» **TASK DIRECTIONS**
Give back only the lines in the records below from the one with "Rebuild this chart as a Python" to the one with "plt.rcParams['axes.unicode_minus'] = False", both inclusive, word for word.

» **DATA**
□ □ □ □ □
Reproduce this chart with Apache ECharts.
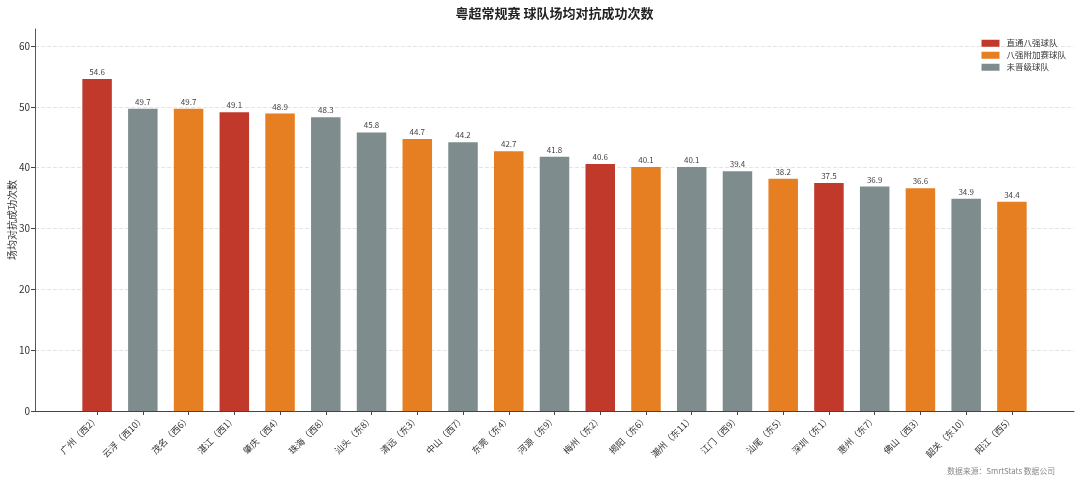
□ □ □ □ □
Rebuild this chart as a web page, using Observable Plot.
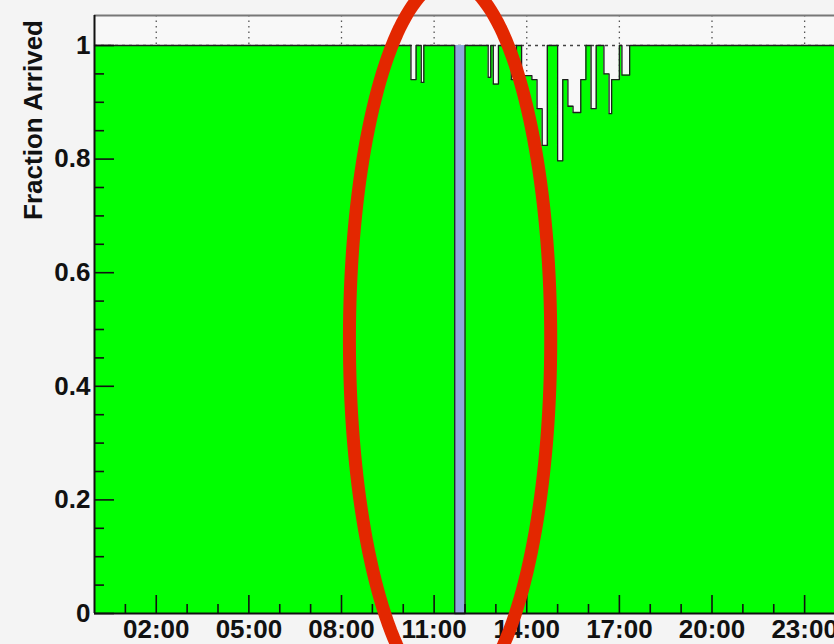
□ □ □ □ □
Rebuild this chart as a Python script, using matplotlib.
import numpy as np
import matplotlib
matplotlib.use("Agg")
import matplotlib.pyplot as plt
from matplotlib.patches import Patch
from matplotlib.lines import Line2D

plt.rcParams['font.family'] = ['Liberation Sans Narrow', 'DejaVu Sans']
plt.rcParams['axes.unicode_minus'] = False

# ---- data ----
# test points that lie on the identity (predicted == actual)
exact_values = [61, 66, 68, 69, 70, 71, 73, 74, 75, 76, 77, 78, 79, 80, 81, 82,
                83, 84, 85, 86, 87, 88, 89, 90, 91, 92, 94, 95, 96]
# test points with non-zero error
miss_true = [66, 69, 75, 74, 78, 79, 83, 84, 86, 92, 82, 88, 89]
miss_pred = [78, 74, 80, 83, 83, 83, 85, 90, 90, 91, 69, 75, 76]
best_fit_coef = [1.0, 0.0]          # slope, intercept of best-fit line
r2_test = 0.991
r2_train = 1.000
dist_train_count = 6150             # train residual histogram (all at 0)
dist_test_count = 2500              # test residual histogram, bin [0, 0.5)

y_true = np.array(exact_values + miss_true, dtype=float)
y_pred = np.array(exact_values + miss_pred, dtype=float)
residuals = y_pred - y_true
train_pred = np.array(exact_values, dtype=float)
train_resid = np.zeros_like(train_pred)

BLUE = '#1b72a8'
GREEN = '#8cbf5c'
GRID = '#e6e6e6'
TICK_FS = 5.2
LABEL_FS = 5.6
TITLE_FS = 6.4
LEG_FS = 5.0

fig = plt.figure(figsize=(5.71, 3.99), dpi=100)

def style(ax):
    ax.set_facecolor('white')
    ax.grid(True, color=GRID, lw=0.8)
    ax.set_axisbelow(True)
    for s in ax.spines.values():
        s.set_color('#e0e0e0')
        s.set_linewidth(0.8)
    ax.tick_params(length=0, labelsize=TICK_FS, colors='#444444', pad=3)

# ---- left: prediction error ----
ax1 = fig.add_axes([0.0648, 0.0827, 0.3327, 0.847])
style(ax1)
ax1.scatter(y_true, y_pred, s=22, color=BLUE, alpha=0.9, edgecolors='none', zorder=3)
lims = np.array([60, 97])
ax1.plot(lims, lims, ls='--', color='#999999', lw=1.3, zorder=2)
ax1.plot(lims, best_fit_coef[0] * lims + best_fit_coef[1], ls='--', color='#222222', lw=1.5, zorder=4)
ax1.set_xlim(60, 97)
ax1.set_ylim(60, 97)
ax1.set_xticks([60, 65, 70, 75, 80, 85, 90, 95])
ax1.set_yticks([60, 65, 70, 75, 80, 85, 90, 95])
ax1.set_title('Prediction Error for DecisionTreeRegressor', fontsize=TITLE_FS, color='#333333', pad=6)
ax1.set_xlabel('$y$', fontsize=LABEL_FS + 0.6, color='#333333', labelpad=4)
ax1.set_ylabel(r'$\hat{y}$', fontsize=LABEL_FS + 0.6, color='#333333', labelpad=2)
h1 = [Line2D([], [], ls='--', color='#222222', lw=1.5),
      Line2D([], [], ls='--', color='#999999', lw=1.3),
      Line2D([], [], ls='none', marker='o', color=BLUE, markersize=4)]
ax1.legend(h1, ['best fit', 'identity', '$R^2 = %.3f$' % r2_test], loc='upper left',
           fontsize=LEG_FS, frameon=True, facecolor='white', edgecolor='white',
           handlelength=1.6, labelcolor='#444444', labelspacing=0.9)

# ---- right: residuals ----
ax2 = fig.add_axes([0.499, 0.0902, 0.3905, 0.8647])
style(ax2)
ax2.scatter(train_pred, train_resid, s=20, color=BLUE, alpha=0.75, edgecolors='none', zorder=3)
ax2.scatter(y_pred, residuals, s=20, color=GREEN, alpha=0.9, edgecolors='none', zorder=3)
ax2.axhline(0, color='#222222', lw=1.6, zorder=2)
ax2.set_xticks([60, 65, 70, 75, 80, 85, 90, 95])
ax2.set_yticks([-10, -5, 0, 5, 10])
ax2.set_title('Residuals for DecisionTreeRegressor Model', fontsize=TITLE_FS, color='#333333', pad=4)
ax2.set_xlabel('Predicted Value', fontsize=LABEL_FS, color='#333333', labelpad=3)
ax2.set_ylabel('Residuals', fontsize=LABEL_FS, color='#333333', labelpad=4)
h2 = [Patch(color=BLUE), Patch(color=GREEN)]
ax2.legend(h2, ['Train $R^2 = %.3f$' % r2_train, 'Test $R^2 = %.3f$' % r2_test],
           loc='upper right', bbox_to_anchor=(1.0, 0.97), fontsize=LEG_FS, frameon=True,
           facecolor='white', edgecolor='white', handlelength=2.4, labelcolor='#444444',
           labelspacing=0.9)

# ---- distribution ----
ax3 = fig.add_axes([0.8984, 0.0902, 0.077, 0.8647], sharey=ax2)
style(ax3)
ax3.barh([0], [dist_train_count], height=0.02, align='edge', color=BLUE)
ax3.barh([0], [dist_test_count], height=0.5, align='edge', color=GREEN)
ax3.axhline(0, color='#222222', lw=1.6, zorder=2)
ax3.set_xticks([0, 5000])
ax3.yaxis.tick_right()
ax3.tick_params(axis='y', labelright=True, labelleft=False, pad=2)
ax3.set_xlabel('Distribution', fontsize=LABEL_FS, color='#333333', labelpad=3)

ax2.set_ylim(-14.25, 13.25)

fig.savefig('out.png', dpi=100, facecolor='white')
□ □ □ □ □
» **RESULT FOR THIS TASK**
Rebuild this chart as a Python script, using matplotlib.
import numpy as np
import matplotlib
matplotlib.use("Agg")
import matplotlib.pyplot as plt
from matplotlib.patches import Patch
from matplotlib.lines import Line2D

plt.rcParams['font.family'] = ['Liberation Sans Narrow', 'DejaVu Sans']
plt.rcParams['axes.unicode_minus'] = False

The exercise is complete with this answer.